I recently read an article online about at what point do you consider blogging as your full time job and it was the introductory paragraph that really got me thinking:
"Now that this whole blogging thing has become a viable career option for many, there are countless blog posts written about how to become a full time blogger, what made someone decide to quit their ~proper~ job and take the leap into blogging as their sole source of income. Of course this is when you can class blogging as your 'job', but in terms of shooting and editing pics, writing posts, creating content, curating your feed, scheduling tweets to promote your blog posts - all of these things are 'work', it's work you have to put into your blog. You need to set aside time in your day for the upkeep of your blog and social media profiles and for creating imagery and words to go onto these platforms. If blogging isn't your job, can you still call this work?"
I've been blogging since 2012, but I didn't seriously get into it until about 2015, and it wasn't until about 2016 that I really figured out my niche and how to blog consistently. But it came with a lot of work. There's a lot I'm still figuring out and honestly, if I didn't have a full time job, I can't imagine how far I could've gotten if I was able to make blogging my full time focus.
It's been really hard explaining to my some of my friends, family and co-workers why I take so many photos. For some of them I'm vain. For some they can't fathom that there are people around the world who actually care to read about my life. I'm always taking outfit photos, or photos of my food (and other people's food) and that takes up a lot of time. There are days when I spend every free moment I have creating content so that actually doesn't leave much time for socialising, yet in my groups of friends, I'm usually the one suggesting we go out and do something (and photographing it-because, well content). My whole life has become all about creating content for my blog. I think you get the point, right? Throughout this process, I've learned a few key elements of blogging that are absolutely non-negotiable.
I've learned how to attend events by myself because my friends aren't always interested in the events that I review for my blog. While doing this, I was forced to learn how to meet new people and strike up a conversation. At first it was nerve-wrecking and I was really bad at it. But after some time and practise, I don't dread networking any more. But networking comes in so many forms that it can really become exhausting. You've got to exchange contacts with people you meet at events, then follow up with them on social media so that they don't forget about you. And while we're talking about social media...
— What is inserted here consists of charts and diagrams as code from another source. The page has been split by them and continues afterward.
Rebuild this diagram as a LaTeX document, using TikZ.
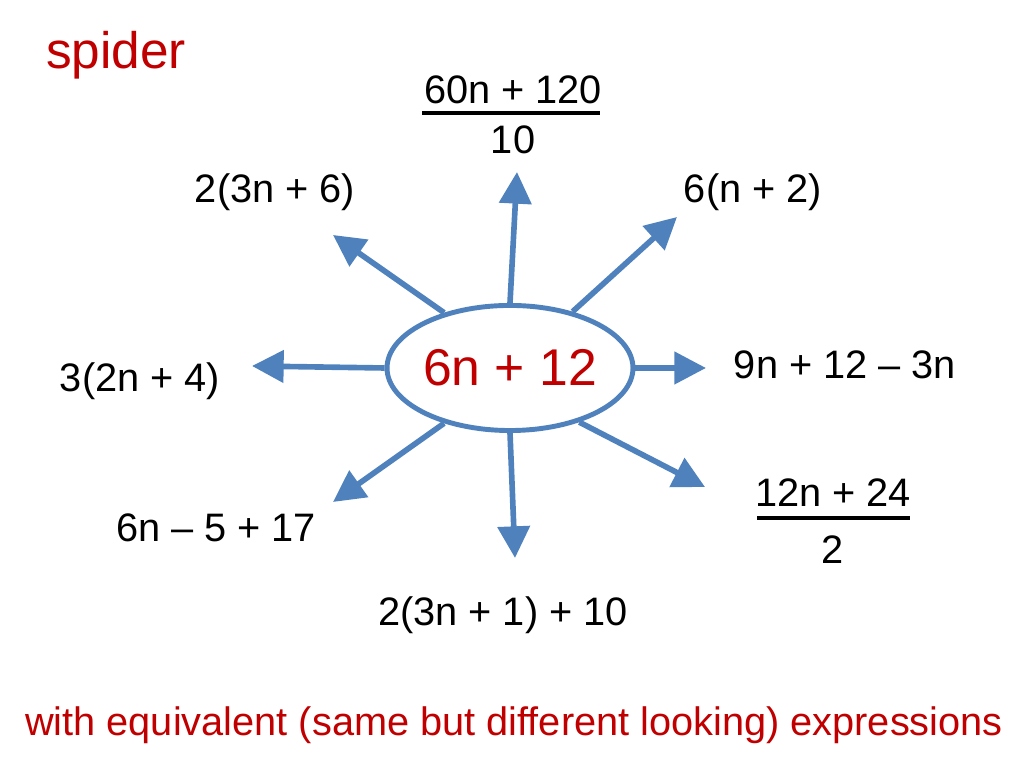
\documentclass[tikz,border=0pt]{standalone}
\usepackage{fontspec}
\setmainfont{Liberation Sans}
\usetikzlibrary{arrows.meta,shapes.geometric}
\definecolor{spiderblue}{RGB}{79,129,189}
\definecolor{spiderred}{RGB}{192,0,0}
\tikzset{
  leg/.style={draw=spiderblue, line width=1.6pt, -{Triangle[length=9pt,width=9pt]}},
  expr/.style={font=\fontsize{11.3pt}{13pt}\selectfont},
}
\begin{document}
\begin{tikzpicture}[x=0.01cm, y=-0.01cm]
\useasboundingbox (0,0) rectangle (1024,768);
% body
\node[draw=spiderblue, line width=1.4pt, ellipse, minimum width=2.2cm, minimum height=1.25cm, inner sep=0pt, font=\fontsize{14.7pt}{17pt}\selectfont, text=spiderred] (body) at (510,368) {6n + 12};
% leg ends
\coordinate (tU) at (517,172);
\coordinate (tUR) at (677,217);
\coordinate (tR) at (706,368);
\coordinate (tDR) at (705,487);
\coordinate (tD) at (515,558);
\coordinate (tDL) at (333,502);
\coordinate (tL) at (252,366);
\coordinate (tUL) at (333,235);
\draw[leg] (body.north) -- (tU);
\draw[leg] (body.42) -- (tUR);
\draw[leg] (body.east) -- (tR);
\draw[leg] (body.-38) -- (tDR);
\draw[leg] (body.south) -- (tD);
\draw[leg] (body.-140) -- (tDL);
\draw[leg] (body.west) -- (tL);
\draw[leg] (body.140) -- (tUL);
% expressions
\node[expr] (upNum) at (513,90) {60n + 120};
\node[expr] (upDen) at (513,140) {10};
\draw[line width=1.2pt] (422,113) -- (600,113);
\node[expr] (ulLab) at (275,192) {2(3n + 6)};
\node[expr] (urLab) at (753,192) {6(n + 2)};
\node[expr] (rLab) at (845,365) {9n + 12 – 3n};
\node[expr] (lLab) at (140,381) {3(2n + 4)};
\node[expr] (drNum) at (833,493) {12n + 24};
\node[expr] (drDen) at (833,550) {2};
\draw[line width=1.2pt] (757,518) -- (910,518);
\node[expr] (dlLab) at (216,528) {6n – 5 + 17};
\node[expr] (dLab) at (503,615) {2(3n + 1) + 10};
% titles
\node[font=\fontsize{14.6pt}{17pt}\selectfont, text=spiderred] (title) at (116,55) {spider};
\node[expr, text=spiderred] (caption) at (514,725) {with equivalent (same but different looking) expressions};
\end{tikzpicture}
\end{document}
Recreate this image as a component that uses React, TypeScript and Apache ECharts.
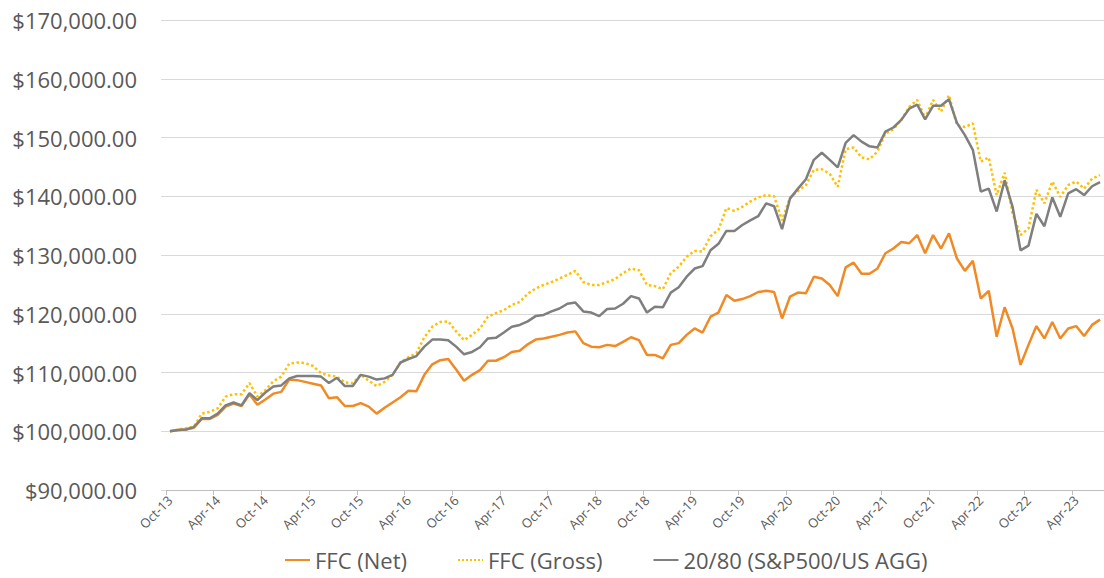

2. You have to be savvy in social media
I'm honestly considering quitting Instagram because my engagement on that platform has cut in half over a VERY short period, while engagement on other social media platforms like Google+, Pinterest and Facebook are on the rise. Social media engagement is a language within itself and if you don't learn it fast, your blog will suffer. You could have the prettiest content in the world, but if it isn't displayed just right, at the right time of day, on the right day, you might as well have not even taken the picture at all. There's a lot of logistics that goes into simply sharing a post with the world.
3. Not everyone will support you
I've mentioned this before. So you've started a blog and you think what you have to say is really interesting/important. Then you check the comments: 0, likes: 0, shares: 0. I can't tell you how many months I literally talked to empty internet space. There are many reasons your blog can fail but one of them is definitely lack of support. I'm sure you've seen those girls on Instagram who share a selfie and get over 1k likes, while your awesome high quality photo struggles at 30 likes. When blogging you have to be prepared for your audience to not like what you have to say sometimes, but don't let that stop you.
4. The tools are expensive
I just spent about $550 on a brand new cellphone that rivals the Samsung S9. There was nothing wrong with my old phone by the way. So why buy a new phone? Because I was embarrassed to share the photos I took with my cellphone. They weren't a vibrant quality and often terrible at low light photos (the phone was 2 years old). And it really wasn't practical to walk around with my expensive digital camera everywhere I went. So in order to compete with the other bloggers, I had to upgrade. Then there's all of the props I use in my food photography. It may seem harmless at first, but the more you get into it, the more you start to spend to build a high quality product (and the less space you have). And don't get me started on how expensive groceries are for recipes.
5. Organisation is key
If you are not an organised person, you can forget about being a blogger (so why am I here?) I would be too ashamed to show you my planner because I'm always leaving it at my work desk on weekends so over the weekend I can't remember a thing I had planned for the upcoming week. Then I end up swapping things around and all that really leads to is missed deadlines and hair pulling out! For example, I had a completely different post written down for today, but forgot what I said I was going to write about, and wrote about this instead. Isn't that cray? In blogging, you have to stay on top of your game. Always travel with business cards and always be ready with your elevator pitch.
So you see, blogging is a lot to handle by yourself. I've tried working with others but everyone really has to be on the same page or your product will suffer. If anyone were to ask me why I blog, my response is simply to connect with others. I LOOOOOOVE Pinterest (I mean who doesn't) and I'm easily inspired when reading my favourite blogs. So if someone can have that effect on me, why not be that for someone else?